There is no doubt that the world is changing quickly. Thanks to globalisation and advancement of technology. Sadly, limited funding, inadequate staffing and old-fashioned methods are constraining the ability of the WASH sector to deliver services differently, and take advantage of technological innovation.
We need to ensure that our WASH engineers are not only trained in how to fix pipes and pumps, but equally in how to keep water flowing. Likewise, we need to equip them with management and digital skills if the sector is to tackle the global water and sanitation crisis. This will require a fundamental shift in the way we train and recruit staff in the WASH sector.
We need to make sure politics work for the sector and not the other way around. This means building capability of WASH experts to engage with politicians and policy makers and be able to ‘speak truth to power’ on pertinent issues affecting the sector. For example, we will not be able to scale up innovative prepaid systems in rural areas if we allow politicians to continue asking their constituency not to pay for water, even though the same people pay for TV, mobile phones and electricity.
Governments as well need to change their attitude to the sector. They need to understand that they can’t do it alone, and hence work to create an attractive environment for crowdfunding and expertise from the private sector, along with fostering a culture of creativity and new ways of thinking.
Equally, the private sector players and tech firms need to know that just having a good gadget isn’t enough. Innovations need to be repeatedly stress tested to account for user needs, contextual needs, and market needs at different levels and settings, and most importantly, their innovation needs to be affordable, and appropriate.
NGOs also need to get better at doing their job.

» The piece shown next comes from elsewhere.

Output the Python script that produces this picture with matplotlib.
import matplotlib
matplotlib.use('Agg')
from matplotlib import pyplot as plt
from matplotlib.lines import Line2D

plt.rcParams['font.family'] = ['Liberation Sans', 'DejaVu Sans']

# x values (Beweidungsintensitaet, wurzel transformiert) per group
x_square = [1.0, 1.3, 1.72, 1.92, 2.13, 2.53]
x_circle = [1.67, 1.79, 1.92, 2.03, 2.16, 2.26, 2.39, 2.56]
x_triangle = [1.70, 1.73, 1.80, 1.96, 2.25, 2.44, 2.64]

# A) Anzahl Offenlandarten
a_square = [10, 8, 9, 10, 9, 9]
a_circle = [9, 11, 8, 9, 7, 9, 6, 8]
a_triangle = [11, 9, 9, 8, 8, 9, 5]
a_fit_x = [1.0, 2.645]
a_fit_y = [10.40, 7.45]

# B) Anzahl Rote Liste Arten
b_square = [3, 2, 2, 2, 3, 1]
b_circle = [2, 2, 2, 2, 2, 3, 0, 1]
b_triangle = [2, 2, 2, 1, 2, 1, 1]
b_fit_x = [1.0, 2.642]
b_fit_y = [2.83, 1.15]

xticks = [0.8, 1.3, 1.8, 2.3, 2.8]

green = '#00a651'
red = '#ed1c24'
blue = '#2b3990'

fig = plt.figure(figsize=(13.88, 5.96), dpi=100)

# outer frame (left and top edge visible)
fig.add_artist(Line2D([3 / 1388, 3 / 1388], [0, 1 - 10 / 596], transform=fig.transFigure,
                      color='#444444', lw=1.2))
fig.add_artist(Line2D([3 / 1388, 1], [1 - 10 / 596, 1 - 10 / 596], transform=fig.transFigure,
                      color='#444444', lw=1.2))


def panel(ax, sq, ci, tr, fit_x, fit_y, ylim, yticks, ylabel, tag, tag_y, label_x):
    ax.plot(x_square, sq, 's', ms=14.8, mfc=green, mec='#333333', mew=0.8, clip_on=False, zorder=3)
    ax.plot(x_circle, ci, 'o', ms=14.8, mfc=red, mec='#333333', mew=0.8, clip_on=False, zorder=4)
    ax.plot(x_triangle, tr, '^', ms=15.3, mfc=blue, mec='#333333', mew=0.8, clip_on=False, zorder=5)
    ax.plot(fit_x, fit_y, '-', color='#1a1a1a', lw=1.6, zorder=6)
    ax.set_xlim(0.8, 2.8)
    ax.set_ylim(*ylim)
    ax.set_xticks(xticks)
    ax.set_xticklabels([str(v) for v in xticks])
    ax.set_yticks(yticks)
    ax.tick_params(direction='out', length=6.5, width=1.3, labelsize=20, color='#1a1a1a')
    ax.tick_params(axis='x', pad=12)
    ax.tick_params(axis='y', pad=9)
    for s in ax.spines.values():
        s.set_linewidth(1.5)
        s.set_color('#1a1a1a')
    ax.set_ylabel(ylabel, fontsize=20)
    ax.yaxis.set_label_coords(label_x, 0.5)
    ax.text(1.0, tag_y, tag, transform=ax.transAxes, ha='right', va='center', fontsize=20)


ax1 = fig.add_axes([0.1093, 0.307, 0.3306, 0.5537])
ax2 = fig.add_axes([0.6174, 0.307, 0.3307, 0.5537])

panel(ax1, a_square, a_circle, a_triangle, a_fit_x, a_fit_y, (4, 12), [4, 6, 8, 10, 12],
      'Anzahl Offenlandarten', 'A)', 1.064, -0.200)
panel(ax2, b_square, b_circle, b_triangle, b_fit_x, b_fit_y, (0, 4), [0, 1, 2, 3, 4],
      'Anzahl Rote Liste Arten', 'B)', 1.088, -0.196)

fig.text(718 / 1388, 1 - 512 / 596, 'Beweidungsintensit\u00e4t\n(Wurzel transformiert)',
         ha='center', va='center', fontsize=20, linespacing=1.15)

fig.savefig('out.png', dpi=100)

They should not view themselves as WASH service delivery agents but rather play a greater role in testing new things in partnership with the private sector, and generate evidence to influence policy and practices at scale. Again, this can only happen if NGOs approach innovation through the lens of economic transformation rather than charity.
And, we donors too need to change the way we fund and support innovation in the WASH sector. First, we have to get away from expecting that several pilots we fund will scale on their own, towards thinking smartly on how to make investment go further. Secondly, we need to design our financing instruments in a way that they not only focus on developing next game-changing technology, but also push suppliers to really think about systems. We need to accept the fact that technology alone won’t result in transformative change, unless we also invest in data, service delivery, and overall process improvement. A recent shift to performance-based and adaptive programming in the Tanzanian water sector is a good example of how government and donors can work together towards a systems-thinking approach.
These issues aren’t new to the sector. The intention here is to remind us that purely technological innovation is insufficient on its own. To develop the novel technologies that will truly change how WASH services are perceived and delivered, we also need to fundamentally change our approach as a sector. If this is not addressed, the WASH sector will always lag behind, and will fail to take advantage of the fourth industrial revolution.
Disclaimer: Lukas Kwezi currently works for the UK Department for International Development (DFID) as Water and Sanitation Adviser, based in Dar es Salaam. He writes blog posts in his spare time. Though he may talk about the work he does in the sector, this is neither a corporate nor a political blog and the opinions and ideas expressed here are solely his own, not those of his employers.